Realität soll Anspruch gerecht werden: Kampagne gegen sexistische Gewalt auf Kuba.
In Havanna wurde auf der diesjährigen Internationalen Buchmesse im Februar eine Kampagne vorgestellt, mit der das Thema Gewalt gegen Mädchen und Frauen verbindlich im Unterricht in Schulen und anderen Bildungseinrichtungen behandelt werden soll. Trotz aller Erfolge ist dies auch in Kuba eine Herausforderung. Das dortige Bildungssystem gehört anerkanntermaßen zu den besten der Welt. Als einziges Land Lateinamerikas erreichte die sozialistische Karibikinsel alle sechs im UNESCO-Programm »Bildung für alle 2000–2015« formulierten Vorgaben, von denen zwei den Milleniumszielen der Vereinten Nationen entsprechen. Mit rund 20 Prozent des Staatshaushalts investiert das Land zudem mehr in Bildung und Erziehung als manche Industrienation. Für kubanische Pädagogen und Politiker ist das allerdings kein Grund, die Augen vor noch bestehenden Defiziten zu verschließen. Einige Mängel dokumentierte der 2014 gedrehte Film »Conducta« (Benehmen) von Ernesto Daranas, der in Kuba und weltweit zum Publikumsrenner wurde. Auch auf der diesjährigen Internationalen Buchmesse war das Thema Erziehung präsent. In zahlreichen Veranstaltungen wurde über das auch in Kuba existierende Problem der Gewalt an Schulen, in Familien und Gesellschaft diskutiert.
Ein Autorenkollektiv verschiedener Experten aus dem Bildungssektor stellte dazu ein Handbuch mit dem Titel »Educar para la igualdad« (Erziehung zur Gleichstellung) vor, das Pädagogen und Schülern in fünf Kapiteln theoretische und praktische Anleitungen gibt, um Bildungseinrichtungen als »diskriminationsfreie Räume« zu gestalten. Die Erziehung zum friedfertigen, respektvollen und solidarischen Umgang miteinander müsse bereits im frühen Kindesalter ansetzen, sagte Yoanka Rodney, eine der Autorinnen, bei der Präsentation des Buches. »Die Atmosphäre der Schulen bietet hervorragende Bedingungen, um dominantes Auftreten und stereotypes Geschlechterverhalten zu problematisieren, und gibt uns zugleich die Chance, die Gestaltung von gleichberechtigten Beziehungen frei von jeder Diskrimination zu erlernen.« Viele der heutigen Lehrer und Erzieher seien selbst noch in einer patriarchalen Kultur aufgewachsen und ihre Denk- und Verhaltensweisen dadurch geprägt, so Rodney. In Kuba sei aber der Schutz von Kindern und Heranwachsenden, Mädchen und Frauen vor jeder Art von Gewalt und Diskriminierung nicht nur gesetzlich verankert, sondern werde auch als gesellschaftliche Verantwortung angesehen. Das Handbuch setze sich mit der im Alltag noch verbreiteten sexistischen Sprache, mit homophoben Ausdrücken, »Mobbing« und Hänseleien unter Jugendlichen auseinander. Lehrer- und Erzieherkollektive würden die Vorschläge in Abstimmung mit Familien, Wohnbereichskollektiven und Behörden umsetzen.

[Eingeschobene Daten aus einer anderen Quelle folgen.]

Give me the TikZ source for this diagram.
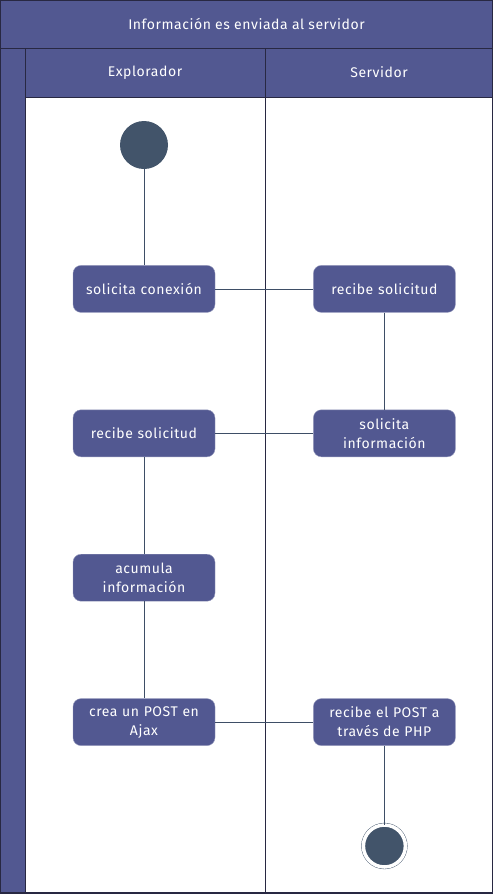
\documentclass[tikz,border=0pt]{standalone}
\usepackage{fontspec}
\setmainfont{Fira Sans}[LetterSpace=4]
\usetikzlibrary{positioning}
\definecolor{lanefill}{RGB}{82,88,145}
\definecolor{laneline}{RGB}{40,40,66}
\definecolor{dotfill}{RGB}{66,84,106}
\definecolor{wire}{RGB}{62,78,102}

\begin{document}
\begin{tikzpicture}[x=1pt, y=1pt, node distance=97pt and 98pt, action/.style={rounded corners=8pt, draw=lanefill!60!white, fill=lanefill, text=white, minimum width=142pt, minimum height=47pt, text width=136pt, align=center, inner sep=3pt, font=\fontsize{14}{19}\selectfont}, startdot/.style={circle, fill=dotfill, minimum size=48pt, inner sep=0pt}, enddot/.style={circle, draw=dotfill, double=white, double distance=3.5pt, fill=dotfill, minimum size=42pt, inner sep=0pt}, lanelabel/.style={text=white, font=\fontsize{14}{16}\selectfont}]

    %Lanes
    \useasboundingbox (0,0) rectangle (493,-895);
    \fill[lanefill] (0,0) rectangle (493,-48);
    \fill[lanefill] (0,-48) rectangle (25,-893);
    \fill[lanefill] (25,-48) rectangle (493,-97);
    \draw[laneline, line width=1.2pt] (0.6,-0.6) rectangle (492.4,-893);
    \draw[laneline, line width=1pt] (0,-48) -- (493,-48);
    \draw[laneline, line width=1pt] (25,-97) -- (493,-97);
    \draw[laneline, line width=1pt] (25,-48) -- (25,-893);
    \draw[laneline, line width=1pt] (265,-48) -- (265,-893);
    \node[lanelabel] (title) at (246.5,-24) {Información es enviada al servidor};
    \node[lanelabel] (browser) at (145,-72.5) {Explorador};
    \node[lanelabel] (server) at (379,-72.5) {Servidor};

    %Nodes
    \node[startdot] (start) at (144,-145) {};
    \node[action] (connect) [below=96pt of start] {solicita conexión};
    \node[action] (srvreceive) [right=of connect] {recibe solicitud};
    \node[action] (srvask) [below=of srvreceive] {solicita\\información};
    \node[action] (receive) [left=of srvask] {recibe solicitud};
    \node[action] (gather) [below=of receive] {acumula\\información};
    \node[action] (post) [below=of gather] {crea un POST en\\Ajax};
    \node[action] (php) [right=of post] {recibe el POST a\\través de PHP};
    \node[enddot] (finish) [below=79pt of php] {};

    %Lines
    \draw[wire] (start.south) -- (connect.north);
    \draw[wire] (connect.east) -- (srvreceive.west);
    \draw[wire] (srvreceive.south) -- (srvask.north);
    \draw[wire] (srvask.west) -- (receive.east);
    \draw[wire] (receive.south) -- (gather.north);
    \draw[wire] (gather.south) -- (post.north);
    \draw[wire] (post.east) -- (php.west);
    \draw[wire] (php.south) -- (finish.north);

\end{tikzpicture}
\end{document}
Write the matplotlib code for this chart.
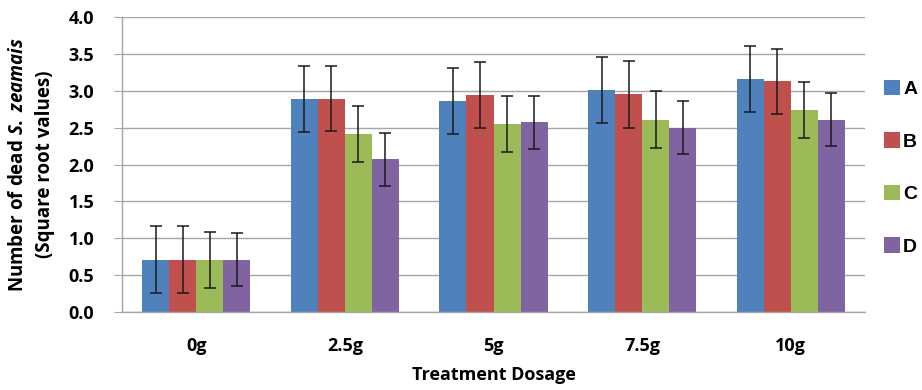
import matplotlib
matplotlib.use("Agg")
import matplotlib.pyplot as plt
import numpy as np

categories = ["0g", "2.5g", "5g", "7.5g", "10g"]
series_names = ["A", "B", "C", "D"]
values_A = [0.71, 2.89, 2.86, 3.01, 3.16]
values_B = [0.71, 2.89, 2.94, 2.95, 3.13]
values_C = [0.71, 2.42, 2.55, 2.61, 2.74]
values_D = [0.71, 2.07, 2.57, 2.50, 2.61]
err_A = [0.45, 0.45, 0.45, 0.45, 0.45]
err_B = [0.45, 0.44, 0.45, 0.45, 0.44]
err_C = [0.38, 0.38, 0.38, 0.38, 0.38]
err_D = [0.36, 0.36, 0.36, 0.36, 0.36]
colors = ["#4F81BD", "#C0504D", "#9BBB59", "#8064A2"]
y_ticks = [0.0, 0.5, 1.0, 1.5, 2.0, 2.5, 3.0, 3.5, 4.0]

plt.rcParams['font.family'] = ['Open Sans', 'DejaVu Sans']
plt.rcParams['mathtext.fontset'] = 'custom'
plt.rcParams['mathtext.it'] = 'Open Sans:italic:bold'
plt.rcParams['mathtext.rm'] = 'Open Sans:bold'

fig = plt.figure(figsize=(9.22, 3.9), dpi=100)
ax = fig.add_axes([122/922, 1-312/390, (865-122)/922, (312-17)/390])

vals = [values_A, values_B, values_C, values_D]
errs = [err_A, err_B, err_C, err_D]
x = np.arange(len(categories))
w = 0.182
handles = []
for i in range(4):
    pos = x + (i - 1.5) * w
    b = ax.bar(pos, vals[i], width=w, color=colors[i], zorder=2, label=series_names[i])
    ax.errorbar(pos, vals[i], yerr=errs[i], fmt='none', ecolor='#1a1a1a',
                elinewidth=1.1, capsize=4, capthick=1.1, zorder=3)
    handles.append(b)

ax.set_xlim(-0.5, len(categories) - 0.5)
ax.set_ylim(0, 4.0)
ax.set_yticks(y_ticks)
ax.set_yticklabels([f"{t:.1f}" for t in y_ticks], fontsize=13, fontweight='bold')
ax.set_xticks(x)
ax.set_xticklabels(categories, fontsize=13, fontweight='bold')
ax.yaxis.grid(True, color='#a6a6a6', linewidth=1.0, zorder=0)
ax.set_axisbelow(True)
for s in ['top', 'right']:
    ax.spines[s].set_visible(False)
for s in ['left', 'bottom']:
    ax.spines[s].set_color('#a6a6a6')
    ax.spines[s].set_linewidth(1.0)
ax.tick_params(axis='y', length=6, color='#a6a6a6', pad=14)
ax.tick_params(axis='x', length=0, pad=18)

ax.set_xlabel("Treatment Dosage", fontsize=13, fontweight='bold', labelpad=8)
ax.set_ylabel("Number of dead $S.$ $zeamais$\n(Square root values)", fontsize=13.5,
              fontweight='bold', labelpad=10, linespacing=1.45)

leg = fig.legend(handles=handles, labels=series_names, loc='upper left',
                 bbox_to_anchor=(876/922, 1-72/390), frameon=False, borderaxespad=0,
                 handlelength=0.85, handleheight=0.85, handletextpad=0.15,
                 labelspacing=1.75, prop={'family': 'Liberation Sans', 'weight': 'bold', 'size': 14})

fig.savefig("out.png", dpi=100)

Die Herausgabe des Leitfadens wird vom Kinderhilfswerk der Vereinten Nationen (UNICEF), der Organisation der Vereinten Nationen für Bildung, Wissenschaft und Kultur (UNESCO) und der Schweizer Agentur für Entwicklung und Zusammenarbeit unterstützt. Seine Präsentation war auf der Buchmesse Teil einer Veranstaltungsreihe im Rahmen der von den Vereinten Nationen 2008 gestarteten Kampagne »Únete« (Schließ dich an), die Gewalt gegen Mädchen und Frauen in Lateinamerika beenden soll. In Kuba wird sie von staatlichen Stellen und zivilgesellschaftlichen Organisationen unterstützt. Ein entscheidender »Motor« ist dort das von Mariela Castro Espín geleitete Nationale Zentrum für Sexualerziehung (Cenesex).